REQUIRED WORK ▸ Exactly retype the lines from the top of the data through the line containing "import plotly.graph_objects as go", leaving out every picture.

COLLECTED DATA ▸
____________________

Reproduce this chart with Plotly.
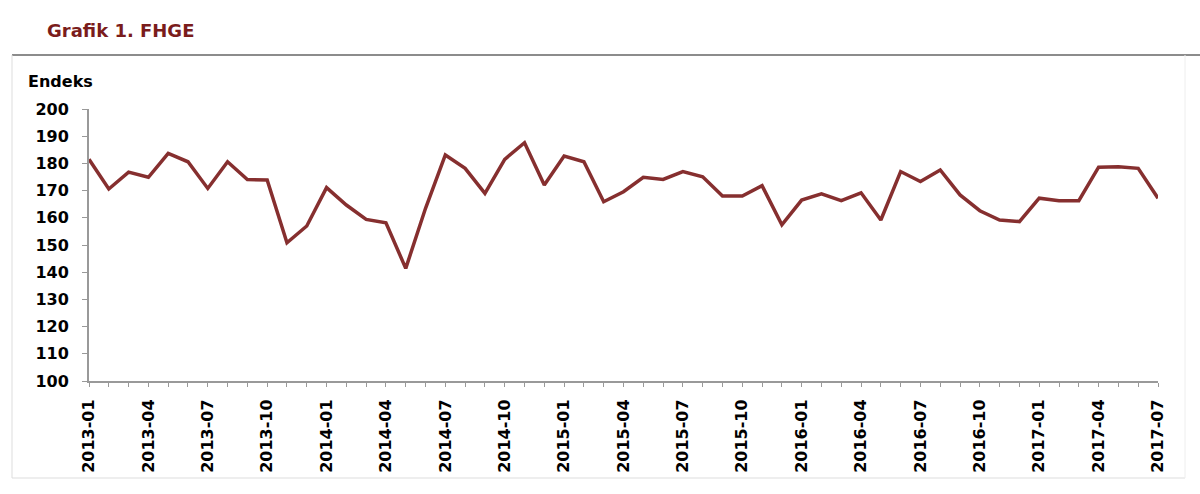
import plotly.graph_objects as go

months = [f"{y}-{m:02d}" for y in range(2013, 2018) for m in range(1, 13)][:55]
values = [
    181.5, 170.6, 176.8, 174.9, 183.7, 180.6, 170.8, 180.6, 174.1, 173.9, 150.8, 157.0,
    171.1, 164.7, 159.4, 158.2, 141.4, 163.5, 183.1, 178.2, 169.0, 181.5, 187.6, 172.1,
    182.7, 180.6, 165.9, 169.6, 174.9, 174.1, 177.0, 175.1, 168.0, 168.0, 171.8, 157.4,
    166.5, 168.8, 166.3, 169.2, 159.2, 177.0, 173.3, 177.6, 168.4, 162.6, 159.2, 158.6,
    167.2, 166.3, 166.3, 178.6, 178.8, 178.2, 167.2,
]
tick_labels = [m if i % 3 == 0 else "" for i, m in enumerate(months)]
y_ticks = list(range(100, 201, 10))

W, H = 1200, 494
L, R, T, B = 89, 1158, 109, 381

def px(x):
    return (x - L) / (R - L)

def py(y):
    return (B - y) / (B - T)

fig = go.Figure()
fig.add_trace(go.Scatter(
    x=months, y=values, mode="lines",
    line=dict(color="#862f2f", width=3.5),
    cliponaxis=False, showlegend=False,
))

font_family = "DejaVu Sans"
fig.update_layout(
    width=W, height=H,
    margin=dict(l=L, r=W - R, t=T, b=H - B, pad=0),
    paper_bgcolor="white", plot_bgcolor="white",
    font=dict(family=font_family, size=16, color="black"),
    xaxis=dict(
        type="category", range=[0, len(months) - 1],
        tickmode="array", tickvals=months, ticktext=tick_labels,
        tickangle=-90, ticks="outside", ticklen=4, tickcolor="#999999",
        showline=True, linecolor="#999999", linewidth=2,
        showgrid=False, zeroline=False,
        tickfont=dict(family=font_family, size=16, color="black", weight="bold"),
        ticklabelstandoff=6,
    ),
    yaxis=dict(
        range=[100, 200], tickmode="array", tickvals=y_ticks,
        ticks="outside", ticklen=5, tickcolor="#999999",
        showline=True, linecolor="#999999", linewidth=2,
        showgrid=False, zeroline=False,
        tickfont=dict(family=font_family, size=16, color="black", weight="bold"),
        ticklabelstandoff=10,
    ),
    annotations=[
        dict(text="<b>Grafik 1. FHGE</b>", xref="paper", yref="paper",
             x=px(45), y=py(31), xanchor="left", yanchor="middle", showarrow=False,
             font=dict(family=font_family, size=18, color="#7a1c1c")),
        dict(text="<b>Endeks</b>", xref="paper", yref="paper",
             x=px(26), y=py(82), xanchor="left", yanchor="middle", showarrow=False,
             font=dict(family=font_family, size=16, color="black")),
    ],
    shapes=[
        dict(type="line", xref="paper", yref="paper", x0=px(12), x1=px(1200),
             y0=py(55), y1=py(55), line=dict(color="#8c8c8c", width=2)),
        dict(type="line", xref="paper", yref="paper", x0=px(12), x1=px(12),
             y0=py(55), y1=py(478), line=dict(color="#dddddd", width=1)),
        dict(type="line", xref="paper", yref="paper", x0=px(12), x1=px(1185),
             y0=py(478), y1=py(478), line=dict(color="#dddddd", width=1)),
        dict(type="line", xref="paper", yref="paper", x0=px(1185), x1=px(1185),
             y0=py(55), y1=py(478), line=dict(color="#eeeeee", width=1)),
    ],
)

fig.write_html("out.html")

____________________

REPLY ▸
Reproduce this chart with Plotly.
import plotly.graph_objects as go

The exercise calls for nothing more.